An United States Senate investigation into the Confucius Institute found no wrongdoing by the Chinese government-funded language and culture program, which operates centers at universities across the country — including Miami.

The investigation, led by Ohio Republican Sen. Rob Portman and Delaware Democrat Sen. Tom Carper, called for increased transparency in the funding mechanisms from Hanban — a semi-governmental agency affiliated with the Chinese Ministry of Education that funds the Confucius Institute.

The results of the investigation, which lasted for eight months, were revealed in a Feb. 28 hearing in the Senate Committee on Homeland Security and Governmental Affairs’ Permanent Subcommittee on Investigations.

“This bipartisan report documents the stunning lack of transparency and reciprocity from China in how Confucius Institutes operate inside the United States,” Portman said in his opening statement at the hearing. “As China has expanded Confucius Institutes here in the U.S., it has systematically shut down key U.S. State Department public diplomacy efforts on Chinese college campuses.”

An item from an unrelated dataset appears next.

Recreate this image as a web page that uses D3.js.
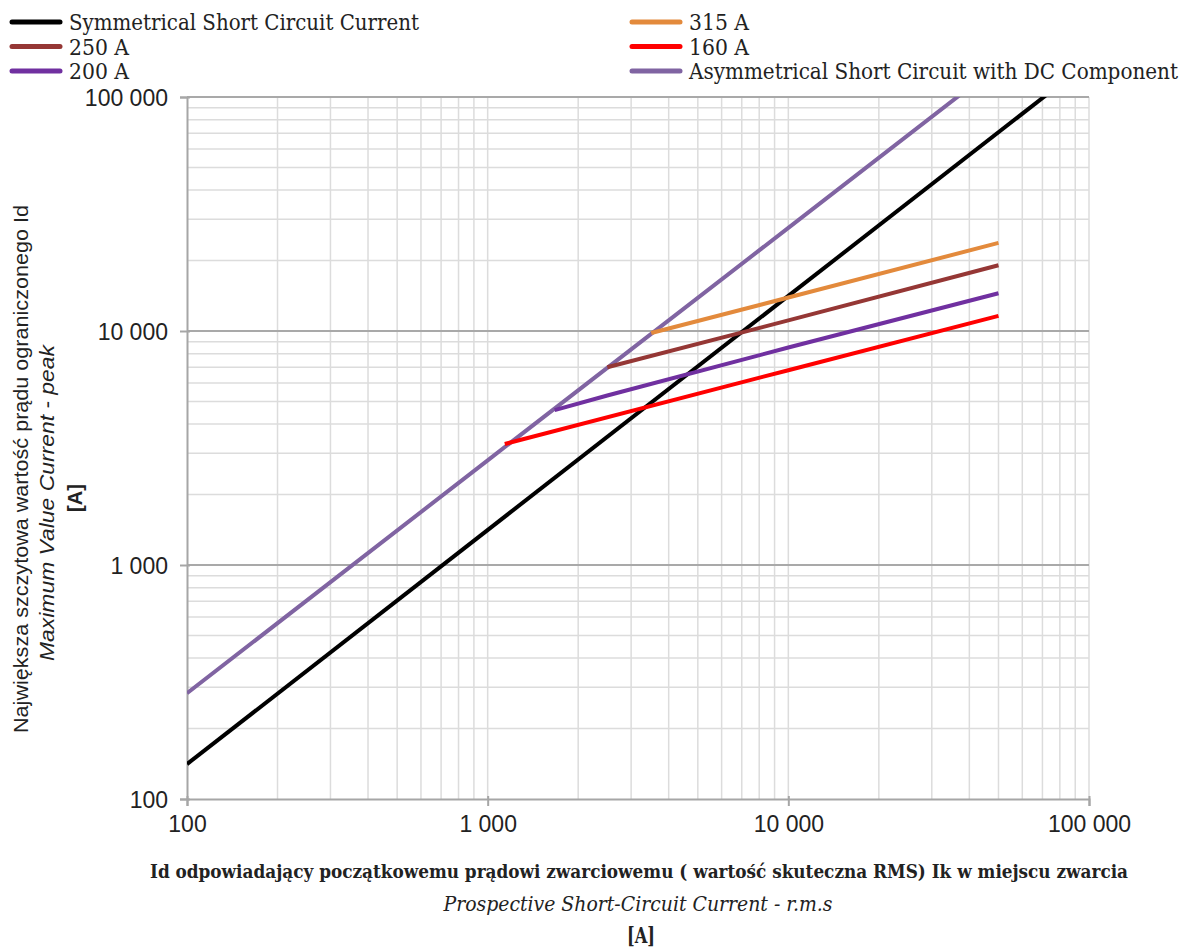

Though the investigation originally aimed to determine whether the Chinese government has attempted to spread propaganda through Confucius Institutes, Portman and Carper ultimately claimed the Chinese government was curtailing “academic freedom” by funding these departments throughout the United States.

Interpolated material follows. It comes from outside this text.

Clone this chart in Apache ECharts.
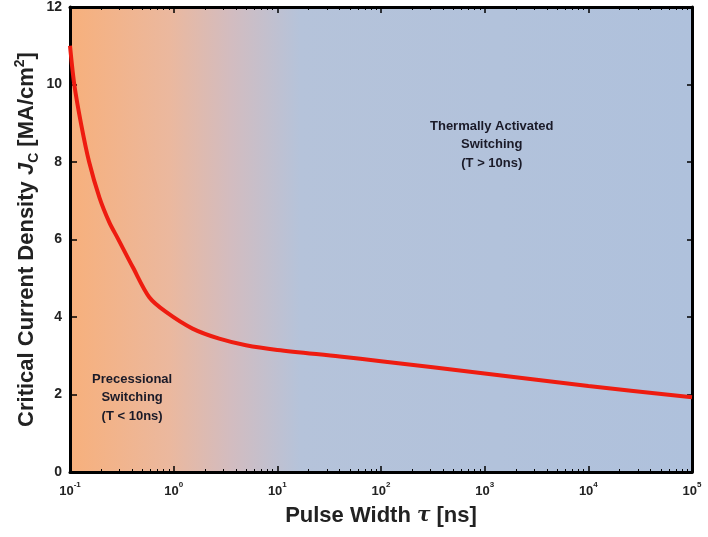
<!DOCTYPE html>
<html><head><meta charset="utf-8">
<script src="https://cdn.jsdelivr.net/npm/echarts@6/dist/echarts.min.js"></script>
<style>html,body{margin:0;padding:0;background:#fff}#c{width:708px;height:537px}</style>
</head><body><div id="c"></div>
<script>
// Data
var pulseWidth = [0.1, 0.11, 0.128, 0.153, 0.192, 0.239, 0.289, 0.403, 0.582, 0.843, 1.52, 2.75, 4.98, 10, 40, 100, 1000, 10000, 100000];
var jc =         [11.0, 10.0, 8.98, 8.0,   7.09,  6.45,  6.03,  5.29,  4.51,  4.13,  3.70, 3.44, 3.27, 3.15, 2.98, 2.86, 2.54, 2.22, 1.93];
var xTickExp = ['-1', '0', '1', '2', '3', '4', '5'];
var yTicks = [0, 2, 4, 6, 8, 10, 12];
var labelHigh = 'Thermally Activated\nSwitching\n(T > 10ns)';
var labelLow = 'Precessional\nSwitching\n(T < 10ns)';

var seriesData = pulseWidth.map(function (t, i) { return [t, jc[i]]; });
var FONT = 'Liberation Sans, Arial, sans-serif';
var frame = { show: true, onZero: false, lineStyle: { color: '#000', width: 3 } };

var chart = echarts.init(document.getElementById('c'));
chart.setOption({
  animation: false,
  grid: {
    left: 70, right: 16, top: 6, bottom: 65, show: true, borderWidth: 0,
    backgroundColor: new echarts.graphic.LinearGradient(0, 0, 1, 0, [
      { offset: 0, color: '#f7b07c' },
      { offset: 0.16, color: '#ebb89e' },
      { offset: 0.26, color: '#d2bcc0' },
      { offset: 0.37, color: '#b5c3da' },
      { offset: 1, color: '#afc1dc' }
    ])
  },
  xAxis: [{
    type: 'log', logBase: 10, min: 0.1, max: 100000, position: 'bottom',
    axisLine: frame,
    axisTick: { show: true, inside: true, length: 6, lineStyle: { color: '#000', width: 1.5 } },
    minorTick: { show: true, splitNumber: 9, length: 3, lineStyle: { color: '#000', width: 1 } },
    splitLine: { show: false }, minorSplitLine: { show: false },
    axisLabel: {
      margin: 9, color: '#222', fontFamily: FONT, fontWeight: 'bold', fontSize: 13,
      formatter: function (v) {
        var e = Math.round(Math.log(v) / Math.LN10);
        return '{b|10}{s|' + xTickExp[e + 1] + '}';
      },
      rich: {
        b: { fontFamily: FONT, fontWeight: 'bold', fontSize: 13, color: '#222', lineHeight: 17, verticalAlign: 'bottom' },
        s: { fontFamily: FONT, fontWeight: 'bold', fontSize: 8, color: '#222', lineHeight: 17, verticalAlign: 'top' }
      }
    },
    name: 'Pulse Width {t|τ} [ns]', nameLocation: 'middle', nameGap: 33, nameMoveOverlap: false,
    nameTextStyle: {
      fontFamily: FONT, fontWeight: 'bold', fontSize: 22, color: '#222',
      rich: { t: { fontFamily: 'DejaVu Serif, serif', fontStyle: 'italic', fontWeight: 'bold', fontSize: 20, color: '#222' } }
    }
  }, {
    type: 'log', logBase: 10, min: 0.1, max: 100000, position: 'top',
    axisLine: frame,
    axisTick: { show: true, inside: true, length: 6, lineStyle: { color: '#000', width: 1.5 } },
    minorTick: { show: true, splitNumber: 9, length: 3, lineStyle: { color: '#000', width: 1 } },
    splitLine: { show: false }, axisLabel: { show: false }
  }],
  yAxis: [{
    type: 'value', min: 0, max: 12, interval: 2, position: 'left',
    axisLine: frame,
    axisTick: { show: true, inside: true, length: 7, lineStyle: { color: '#000', width: 1.5 } },
    splitLine: { show: false },
    axisLabel: {
      margin: 8, color: '#222', fontFamily: FONT, fontWeight: 'bold', fontSize: 14,
      formatter: function (v) { return yTicks.indexOf(v) >= 0 ? String(v) : ''; }
    },
    name: 'Critical Current Density {i|J}{sub|C} [MA/cm{sup|2}]', nameLocation: 'middle', nameGap: 29, nameMoveOverlap: false,
    nameTextStyle: {
      fontFamily: FONT, fontWeight: 'bold', fontSize: 22, color: '#222', lineHeight: 28,
      rich: {
        i: { fontFamily: FONT, fontStyle: 'italic', fontWeight: 'bold', fontSize: 22, color: '#222', lineHeight: 28 },
        sub: { fontFamily: FONT, fontWeight: 'bold', fontSize: 14, color: '#222', lineHeight: 28, verticalAlign: 'bottom' },
        sup: { fontFamily: FONT, fontWeight: 'bold', fontSize: 14, color: '#222', lineHeight: 28, verticalAlign: 'top' }
      }
    }
  }, {
    type: 'value', min: 0, max: 12, interval: 2, position: 'right',
    axisLine: frame,
    axisTick: { show: true, inside: true, length: 5, lineStyle: { color: '#000', width: 1.5 } },
    splitLine: { show: false }, axisLabel: { show: false }
  }],
  series: [{
    type: 'line', xAxisIndex: 0, yAxisIndex: 0, data: seriesData,
    smooth: 0.3, showSymbol: false,
    lineStyle: { color: '#ee1c10', width: 4 }
  }],
  graphic: [{
    type: 'text', left: 430, top: 117,
    style: { text: labelHigh, fontFamily: FONT, fontWeight: 'bold', fontSize: 13, fill: '#1a1a28', textAlign: 'center', lineHeight: 18.5 }
  }, {
    type: 'text', left: 92, top: 370,
    style: { text: labelLow, fontFamily: FONT, fontWeight: 'bold', fontSize: 13, fill: '#1a1a28', textAlign: 'center', lineHeight: 18.5 }
  }]
});
</script></body></html>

“That level of access can stifle academic freedom and provide students and others exposed to Confucius Institute programming with an incomplete picture of Chinese government actions and policies that run counter to U.S. interests at home and abroad,” Portman said in a separate statement after the investigation concluded.

Miami’s Assistant Provost of Global Initiatives, Cheryl Young, said she was surprised by the senators’ allegations.

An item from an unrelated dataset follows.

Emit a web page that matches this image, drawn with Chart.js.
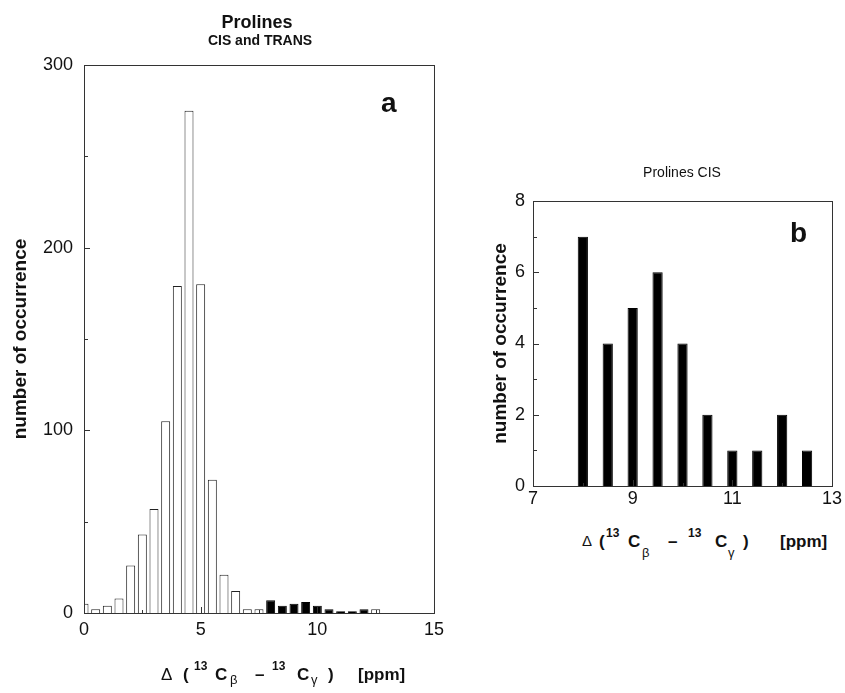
<!DOCTYPE html>
<html lang="en">
<head>
  <meta charset="UTF-8" />
  <title>Prolines histograms</title>
  <script src="https://cdn.jsdelivr.net/npm/chart.js"></script>
  <style>
    body {
      margin: 0;
      background: #fff;
      font-family: 'Liberation Sans', Arial, sans-serif;
      color: #111;
    }
    #page {
      position: relative;
      width: 845px;
      height: 693px;
      overflow: hidden;
    }
    canvas { position: absolute; }
    #chartA { left: 0; top: 0; }
    #chartB { left: 460px; top: 150px; }
    .t {
      position: absolute;
      line-height: 1;
      white-space: nowrap;
    }
    .c { transform: translateX(-50%); }
    /* axis title pieces */
    .m { font-size: 17px; font-weight: bold; }
    .d { font-size: 17px; }
    .s { font-size: 12px; font-weight: bold; }
    .u { font-size: 13px; }
  </style>
</head>
<body>
<div id="page">
  <canvas id="chartA" width="450" height="693"></canvas>
  <canvas id="chartB" width="385" height="370"></canvas>

  <!-- titles -->
  <div class="t c" style="left:257px; top:13px; font-size:18px; font-weight:bold;">Prolines</div>
  <div class="t c" style="left:260px; top:33px; font-size:14px; font-weight:bold;">CIS and TRANS</div>
  <div class="t" style="left:381px; top:89px; font-size:28px; font-weight:bold;">a</div>

  <div class="t c" style="left:682px; top:165px; font-size:14px;">Prolines CIS</div>
  <div class="t" style="left:790px; top:219px; font-size:28px; font-weight:bold;">b</div>

  <!-- x axis title, panel a -->
  <span class="t d" style="left:161px; top:666px;">Δ</span>
  <span class="t m" style="left:183px; top:666px;">(</span>
  <span class="t s" style="left:194px; top:660px;">13</span>
  <span class="t m" style="left:215px; top:666px;">C</span>
  <span class="t u" style="left:230px; top:673px;">β</span>
  <span class="t m" style="left:255px; top:666px;">–</span>
  <span class="t s" style="left:272px; top:660px;">13</span>
  <span class="t m" style="left:297px; top:666px;">C</span>
  <span class="t u" style="left:311px; top:673px;">γ</span>
  <span class="t m" style="left:328px; top:666px;">)</span>
  <span class="t m" style="left:358px; top:666px;">[ppm]</span>

  <!-- x axis title, panel b -->
  <span class="t d" style="left:582px; top:533px; font-size:15px;">Δ</span>
  <span class="t m" style="left:599px; top:533px;">(</span>
  <span class="t s" style="left:606px; top:527px;">13</span>
  <span class="t m" style="left:628px; top:533px;">C</span>
  <span class="t u" style="left:642px; top:546px;">β</span>
  <span class="t m" style="left:668px; top:533px;">–</span>
  <span class="t s" style="left:688px; top:527px;">13</span>
  <span class="t m" style="left:715px; top:533px;">C</span>
  <span class="t u" style="left:728px; top:546px;">γ</span>
  <span class="t m" style="left:743px; top:533px;">)</span>
  <span class="t m" style="left:780px; top:533px;">[ppm]</span>
</div>

<script>
  // ---- data ----
  // panel a: all prolines, bins of 0.5 ppm
  const binsA = [0, 0.5, 1, 1.5, 2, 2.5, 3, 3.5, 4, 4.5, 5, 5.5, 6, 6.5, 7, 7.5,
                 8, 8.5, 9, 9.5, 10, 10.5, 11, 11.5, 12, 12.5];
  const openA = [5, 2, 4, 8, 26, 43, 57, 105, 179, 275, 180, 73, 21, 12, 2, 2,
                 null, null, null, null, null, null, null, null, null, 2];
  const filledA = [null, null, null, null, null, null, null, null, null, null, null, null, null, null, null, null,
                   7, 4, 5, 6, 4, 2, 1, 1, 2, null];

  // panel b: cis prolines
  const binsB = [8, 8.5, 9, 9.5, 10, 10.5, 11, 11.5, 12, 12.5];
  const cisB = [7, 4, 5, 6, 4, 2, 1, 1, 2, 1];

  // minor tick marks
  const minorXA = [2.5, 7.5, 12.5];
  const minorYA = [50, 150, 250];
  const minorXB = [8, 10, 12];
  const minorYB = [1, 3, 5, 7];

  Chart.defaults.font.family = "'Liberation Sans', Arial, sans-serif";
  Chart.defaults.color = '#111';

  // box round the plot and tick marks pointing inward
  const frame = {
    id: 'frame',
    afterDatasetsDraw(chart, args, opts) {
      const { ctx, chartArea: a, scales: { x, y } } = chart;
      ctx.save();
      ctx.strokeStyle = '#333';
      ctx.lineWidth = 1;
      ctx.strokeRect(a.left + 0.5, a.top + 0.5, a.right - a.left, a.bottom - a.top);
      ctx.beginPath();
      const xt = (v, len) => {
        const px = Math.round(x.getPixelForValue(v)) + 0.5;
        ctx.moveTo(px, a.bottom);
        ctx.lineTo(px, a.bottom - len);
      };
      const yt = (v, len) => {
        const py = Math.round(y.getPixelForValue(v)) + 0.5;
        ctx.moveTo(a.left, py);
        ctx.lineTo(a.left + len, py);
      };
      x.ticks.forEach(t => xt(t.value, 6));
      y.ticks.forEach(t => yt(t.value, 6));
      opts.minorX.forEach(v => xt(v, 3));
      opts.minorY.forEach(v => yt(v, 4));
      ctx.stroke();
      ctx.restore();
    }
  };

  const points = (xs, ys) => xs.map((x, i) => ({ x: x, y: ys[i] }));

  function makeOptions(cfg) {
    return {
      responsive: false,
      animation: false,
      events: [],
      layout: { padding: cfg.padding },
      plugins: {
        legend: { display: false },
        tooltip: { enabled: false },
        frame: { minorX: cfg.minorX, minorY: cfg.minorY }
      },
      scales: {
        x: {
          type: 'linear',
          offset: false,
          min: cfg.xMin, max: cfg.xMax,
          grid: { display: false, drawTicks: false },
          border: { display: false },
          ticks: { stepSize: cfg.xStep, autoSkip: false, padding: cfg.xPad, font: { size: 18 }, color: '#111' },
          afterFit: s => { s.height = cfg.xHeight; }
        },
        y: {
          min: 0, max: cfg.yMax,
          grid: { display: false, drawTicks: false },
          border: { display: false },
          ticks: { stepSize: cfg.yStep, padding: cfg.yPad, font: { size: 18 }, color: '#111' },
          title: {
            display: true,
            text: 'number of occurrence',
            font: { size: 19, weight: 'bold' },
            color: '#111',
            padding: { top: cfg.titlePad, bottom: 0 }
          },
          afterFit: s => { s.width = cfg.yWidth; }
        }
      }
    };
  }

  new Chart(document.getElementById('chartA'), {
    type: 'bar',
    data: {
      datasets: [
        {
          data: points(binsA, openA),
          backgroundColor: '#ffffff',
          borderColor: '#222',
          borderWidth: 1,
          grouped: false,
          barPercentage: 0.77,
          categoryPercentage: 1
        },
        {
          data: points(binsA, filledA),
          backgroundColor: '#000000',
          borderColor: '#000000',
          borderWidth: 1,
          grouped: false,
          barPercentage: 0.77,
          categoryPercentage: 1
        }
      ]
    },
    options: makeOptions({
      padding: { top: 65, right: 16, left: 0, bottom: 0 },
      xMin: 0, xMax: 15, xStep: 5, xPad: 6, xHeight: 80,
      yMax: 300, yStep: 100, yPad: 11, yWidth: 84, titlePad: 9,
      minorX: minorXA, minorY: minorYA
    }),
    plugins: [frame]
  });

  new Chart(document.getElementById('chartB'), {
    type: 'bar',
    data: {
      datasets: [
        {
          data: points(binsB, cisB),
          backgroundColor: '#000000',
          borderColor: '#000000',
          borderWidth: 1,
          grouped: false,
          barPercentage: 0.41,
          categoryPercentage: 1
        }
      ]
    },
    options: makeOptions({
      padding: { top: 51, right: 13, left: 0, bottom: 0 },
      xMin: 7, xMax: 13, xStep: 2, xPad: 2, xHeight: 34,
      yMax: 8, yStep: 2, yPad: 8, yWidth: 73, titlePad: 29,
      minorX: minorXB, minorY: minorYB
    }),
    plugins: [frame]
  });
</script>
</body>
</html>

“Our experience with the Confucius Institute, at least over the last 12 years, is not what these negative things being reported in the Senate are,” Young told The Miami Student.

Young said the Miami University Confucius Institute (MUCI) is a valuable resource for students interested in engaging in Chinese culture and for helping bridge cultural gaps.

MUCI proposes its events to Hanban, whose officials then determine which will receive funding.

Universities receiving more than $250,000 from Hanban are legally required to document the contributions as foreign gifts. Young said that while Miami hasn’t reached the legal threshold since 2009, the department still voluntarily reports its receipts.

In 2018, MUCI received $30,000, which is much lower than in previous years. In 2017, for example, the institute received $155,242 from Hanban.

Young said Hanban has never denied funding to any event that Miami has proposed.

“They don’t tell us how to host anything, or where,” Young said. “We work with the [Chinese] partner university, but it isn’t a one-way relationship. They don’t tell us what to do.”

Young noted that there are many diversity-related events on campus affiliated with MUCI that are not funded or approved by Hanban in any way.

Chen Zhao, the director of MUCI, said in an interview that the institute serves many functions within the Miami community and helps create a well-rounded student experience.

“We offer courses for non-credit in conversational Chinese, and our workshops are becoming more popular with students – both domestic and international students,” Zhao said.

Because MUCI is integrated closely with Global Initiatives, Zhao said, its operations serve the university’s priorities before its obligations to Hanban.

The Senate hearing concluded with a call to establish similar American cultural institutes in China and to increase transparency in the funding reporting process.

“I appreciate the commitments that have been made by the Department of Education today and the Department of State to step up what is the first step in this, which is to provide that transparency and information that is required by law,” Portman said.